Exercise »
Filter these entries, keeping only lines that hold the word "this".

# START OF Extracted material

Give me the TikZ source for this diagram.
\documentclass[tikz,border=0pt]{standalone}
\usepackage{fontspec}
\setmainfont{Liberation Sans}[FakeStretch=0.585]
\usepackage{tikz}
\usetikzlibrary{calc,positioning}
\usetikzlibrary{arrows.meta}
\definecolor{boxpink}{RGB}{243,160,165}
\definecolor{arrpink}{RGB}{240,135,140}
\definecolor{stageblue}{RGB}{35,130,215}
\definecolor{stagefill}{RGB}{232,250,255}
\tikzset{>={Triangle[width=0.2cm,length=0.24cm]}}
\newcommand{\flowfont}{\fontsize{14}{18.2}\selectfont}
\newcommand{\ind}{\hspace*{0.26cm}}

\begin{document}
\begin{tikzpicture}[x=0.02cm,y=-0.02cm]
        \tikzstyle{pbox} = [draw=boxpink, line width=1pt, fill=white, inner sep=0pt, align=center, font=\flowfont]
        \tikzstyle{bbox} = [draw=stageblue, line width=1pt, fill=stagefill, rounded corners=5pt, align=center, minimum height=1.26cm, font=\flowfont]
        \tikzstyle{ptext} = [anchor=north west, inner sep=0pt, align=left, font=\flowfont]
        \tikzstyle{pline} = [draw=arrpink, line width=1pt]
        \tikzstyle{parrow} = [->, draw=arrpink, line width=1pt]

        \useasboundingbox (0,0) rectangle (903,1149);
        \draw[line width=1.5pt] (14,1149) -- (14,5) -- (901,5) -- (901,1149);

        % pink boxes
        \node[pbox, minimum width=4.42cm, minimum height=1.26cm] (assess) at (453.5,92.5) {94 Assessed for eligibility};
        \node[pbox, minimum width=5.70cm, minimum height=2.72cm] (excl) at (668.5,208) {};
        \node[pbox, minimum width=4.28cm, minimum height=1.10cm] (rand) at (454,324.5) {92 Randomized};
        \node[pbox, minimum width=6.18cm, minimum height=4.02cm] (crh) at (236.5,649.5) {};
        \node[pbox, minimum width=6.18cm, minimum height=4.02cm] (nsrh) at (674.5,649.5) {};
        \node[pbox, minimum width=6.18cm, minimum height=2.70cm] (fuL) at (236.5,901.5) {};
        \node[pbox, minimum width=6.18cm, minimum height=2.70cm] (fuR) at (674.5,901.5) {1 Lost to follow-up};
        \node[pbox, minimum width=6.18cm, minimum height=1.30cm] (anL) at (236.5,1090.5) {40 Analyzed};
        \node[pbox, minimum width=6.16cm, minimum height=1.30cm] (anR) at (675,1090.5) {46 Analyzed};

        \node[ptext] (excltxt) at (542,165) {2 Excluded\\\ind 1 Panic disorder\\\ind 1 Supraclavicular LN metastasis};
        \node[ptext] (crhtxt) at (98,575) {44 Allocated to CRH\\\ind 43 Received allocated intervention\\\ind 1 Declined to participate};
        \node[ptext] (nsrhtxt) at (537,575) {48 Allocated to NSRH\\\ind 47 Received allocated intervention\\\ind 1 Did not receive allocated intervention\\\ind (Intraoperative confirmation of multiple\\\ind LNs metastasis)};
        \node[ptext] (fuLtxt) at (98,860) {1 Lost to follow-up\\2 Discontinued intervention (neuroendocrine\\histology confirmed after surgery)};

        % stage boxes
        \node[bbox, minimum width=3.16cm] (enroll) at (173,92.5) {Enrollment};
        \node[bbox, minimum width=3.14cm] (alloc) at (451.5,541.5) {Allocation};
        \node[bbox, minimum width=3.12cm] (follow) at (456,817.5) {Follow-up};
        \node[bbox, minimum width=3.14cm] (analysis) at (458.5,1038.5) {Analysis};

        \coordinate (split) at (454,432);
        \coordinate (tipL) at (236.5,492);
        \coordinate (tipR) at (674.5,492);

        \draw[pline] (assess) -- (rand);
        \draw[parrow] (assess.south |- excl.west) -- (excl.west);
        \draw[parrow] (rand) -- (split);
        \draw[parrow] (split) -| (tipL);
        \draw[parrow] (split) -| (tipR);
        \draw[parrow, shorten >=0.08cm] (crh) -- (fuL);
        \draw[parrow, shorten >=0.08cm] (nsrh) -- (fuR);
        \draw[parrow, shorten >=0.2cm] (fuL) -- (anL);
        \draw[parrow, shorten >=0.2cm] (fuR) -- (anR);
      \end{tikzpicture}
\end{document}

# END OF Extracted material
# START OF Extracted material

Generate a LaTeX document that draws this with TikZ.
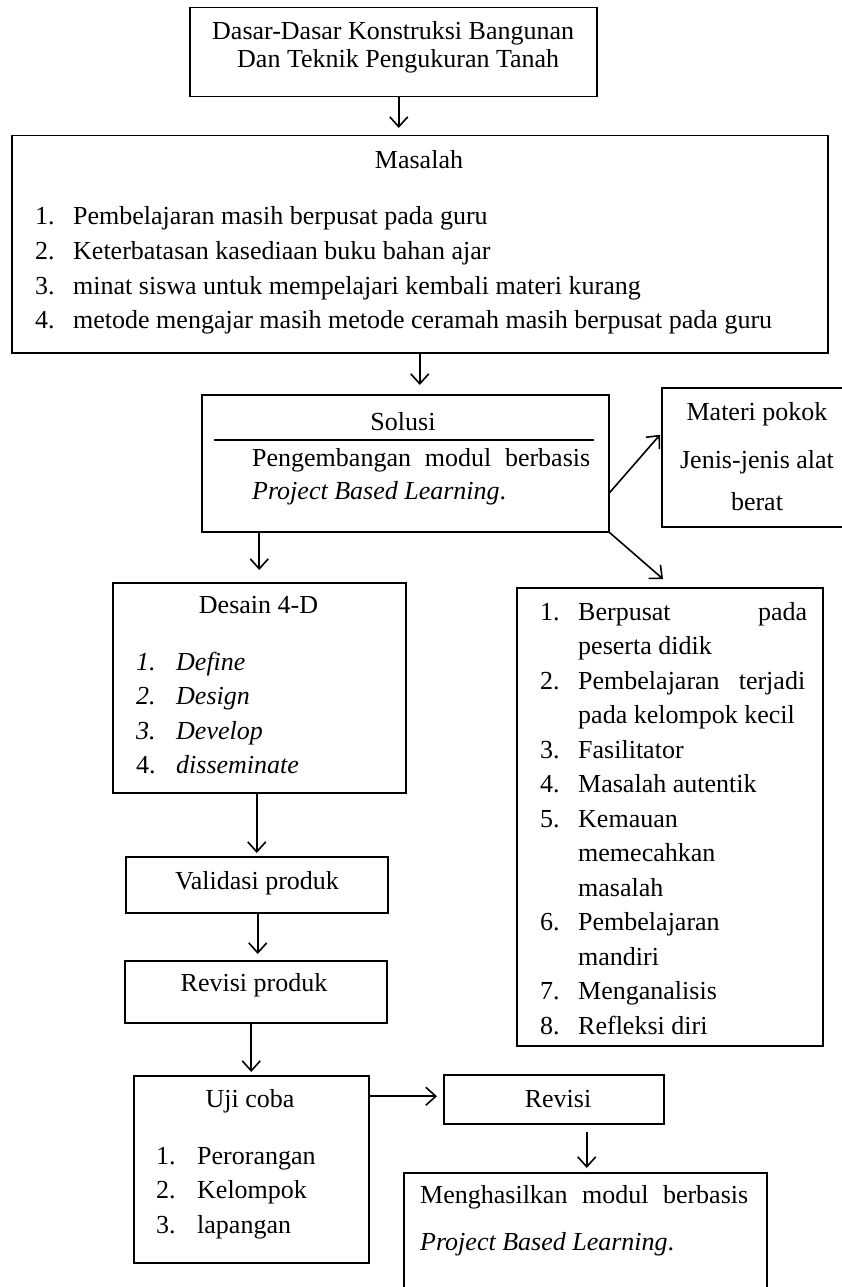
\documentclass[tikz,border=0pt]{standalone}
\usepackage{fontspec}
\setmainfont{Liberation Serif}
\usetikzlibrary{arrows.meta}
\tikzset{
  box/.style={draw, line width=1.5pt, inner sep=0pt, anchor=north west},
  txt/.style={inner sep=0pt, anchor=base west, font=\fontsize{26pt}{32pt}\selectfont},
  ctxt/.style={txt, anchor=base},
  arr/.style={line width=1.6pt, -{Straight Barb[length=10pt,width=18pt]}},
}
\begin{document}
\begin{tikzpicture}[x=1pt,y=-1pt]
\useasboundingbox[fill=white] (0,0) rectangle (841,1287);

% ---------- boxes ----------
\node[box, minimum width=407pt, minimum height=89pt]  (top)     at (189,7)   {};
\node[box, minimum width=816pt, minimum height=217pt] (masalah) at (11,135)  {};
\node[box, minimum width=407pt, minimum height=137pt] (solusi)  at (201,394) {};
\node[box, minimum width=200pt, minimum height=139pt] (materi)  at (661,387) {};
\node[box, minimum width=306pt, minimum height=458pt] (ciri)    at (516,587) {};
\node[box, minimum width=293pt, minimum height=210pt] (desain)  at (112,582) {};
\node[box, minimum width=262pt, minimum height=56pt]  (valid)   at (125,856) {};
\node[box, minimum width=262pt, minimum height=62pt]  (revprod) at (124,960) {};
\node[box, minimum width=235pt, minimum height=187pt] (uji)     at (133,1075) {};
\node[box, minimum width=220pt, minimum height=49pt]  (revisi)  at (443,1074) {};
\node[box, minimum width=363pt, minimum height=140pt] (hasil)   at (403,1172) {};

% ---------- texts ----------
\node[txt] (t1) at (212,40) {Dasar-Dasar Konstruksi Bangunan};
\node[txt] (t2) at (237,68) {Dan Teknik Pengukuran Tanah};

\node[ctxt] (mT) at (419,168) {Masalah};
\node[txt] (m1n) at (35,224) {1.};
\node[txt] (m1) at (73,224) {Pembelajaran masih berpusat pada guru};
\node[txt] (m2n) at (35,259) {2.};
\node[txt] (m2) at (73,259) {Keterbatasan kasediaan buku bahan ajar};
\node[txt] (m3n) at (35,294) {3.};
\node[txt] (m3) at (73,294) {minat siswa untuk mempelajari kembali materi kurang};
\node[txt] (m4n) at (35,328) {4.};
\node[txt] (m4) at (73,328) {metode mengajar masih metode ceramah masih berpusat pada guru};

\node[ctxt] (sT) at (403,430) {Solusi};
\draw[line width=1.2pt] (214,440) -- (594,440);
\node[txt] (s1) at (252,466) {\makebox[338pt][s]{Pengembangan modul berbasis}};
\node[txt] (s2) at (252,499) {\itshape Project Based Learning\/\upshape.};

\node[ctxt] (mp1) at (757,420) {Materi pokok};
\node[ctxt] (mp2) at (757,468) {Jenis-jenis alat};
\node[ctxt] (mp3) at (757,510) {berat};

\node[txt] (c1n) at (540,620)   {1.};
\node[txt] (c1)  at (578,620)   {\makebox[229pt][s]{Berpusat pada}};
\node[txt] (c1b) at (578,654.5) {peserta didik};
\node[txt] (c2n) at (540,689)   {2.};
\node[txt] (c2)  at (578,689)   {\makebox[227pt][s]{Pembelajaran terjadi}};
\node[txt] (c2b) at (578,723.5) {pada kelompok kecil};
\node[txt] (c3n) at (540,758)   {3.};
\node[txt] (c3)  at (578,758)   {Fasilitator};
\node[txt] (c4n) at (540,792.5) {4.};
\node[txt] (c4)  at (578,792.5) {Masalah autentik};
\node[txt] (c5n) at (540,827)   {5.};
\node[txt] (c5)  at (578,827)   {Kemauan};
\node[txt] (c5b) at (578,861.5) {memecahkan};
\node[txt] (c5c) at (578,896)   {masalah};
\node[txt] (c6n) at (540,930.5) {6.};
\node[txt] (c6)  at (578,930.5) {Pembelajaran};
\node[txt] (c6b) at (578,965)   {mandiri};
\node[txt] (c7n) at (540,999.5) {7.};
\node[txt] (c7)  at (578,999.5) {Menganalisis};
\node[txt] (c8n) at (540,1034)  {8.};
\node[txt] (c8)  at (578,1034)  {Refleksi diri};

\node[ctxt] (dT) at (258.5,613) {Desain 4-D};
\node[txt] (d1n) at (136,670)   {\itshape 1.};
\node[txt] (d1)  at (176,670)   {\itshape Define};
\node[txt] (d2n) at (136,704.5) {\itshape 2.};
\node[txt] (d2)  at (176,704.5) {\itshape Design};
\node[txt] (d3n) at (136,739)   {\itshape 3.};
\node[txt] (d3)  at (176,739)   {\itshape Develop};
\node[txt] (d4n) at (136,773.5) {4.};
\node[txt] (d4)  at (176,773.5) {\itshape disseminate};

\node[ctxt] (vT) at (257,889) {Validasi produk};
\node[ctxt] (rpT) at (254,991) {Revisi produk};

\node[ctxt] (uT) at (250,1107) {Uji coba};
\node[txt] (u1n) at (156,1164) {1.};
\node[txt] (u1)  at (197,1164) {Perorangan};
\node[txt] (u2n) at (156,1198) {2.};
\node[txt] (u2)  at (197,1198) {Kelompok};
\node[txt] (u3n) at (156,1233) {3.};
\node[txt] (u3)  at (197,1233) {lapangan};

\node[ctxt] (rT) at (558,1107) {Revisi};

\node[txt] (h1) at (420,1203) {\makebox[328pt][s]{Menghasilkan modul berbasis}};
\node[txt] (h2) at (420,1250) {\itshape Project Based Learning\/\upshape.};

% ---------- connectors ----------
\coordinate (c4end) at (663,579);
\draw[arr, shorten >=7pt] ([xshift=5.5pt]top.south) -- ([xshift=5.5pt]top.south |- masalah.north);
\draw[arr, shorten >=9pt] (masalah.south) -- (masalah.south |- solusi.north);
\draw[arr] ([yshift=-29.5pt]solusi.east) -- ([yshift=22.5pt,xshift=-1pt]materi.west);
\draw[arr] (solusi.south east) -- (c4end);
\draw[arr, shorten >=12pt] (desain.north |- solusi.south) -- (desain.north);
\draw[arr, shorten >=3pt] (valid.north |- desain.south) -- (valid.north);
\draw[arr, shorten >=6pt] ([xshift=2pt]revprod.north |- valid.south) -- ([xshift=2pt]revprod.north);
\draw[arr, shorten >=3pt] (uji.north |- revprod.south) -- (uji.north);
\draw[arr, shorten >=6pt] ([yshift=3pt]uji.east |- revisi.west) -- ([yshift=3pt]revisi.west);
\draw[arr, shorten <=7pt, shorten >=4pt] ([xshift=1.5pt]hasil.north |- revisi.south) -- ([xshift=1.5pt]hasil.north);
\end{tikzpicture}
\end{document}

# END OF Extracted material

Worked solution »
Give me the TikZ source for this diagram.
Generate a LaTeX document that draws this with TikZ.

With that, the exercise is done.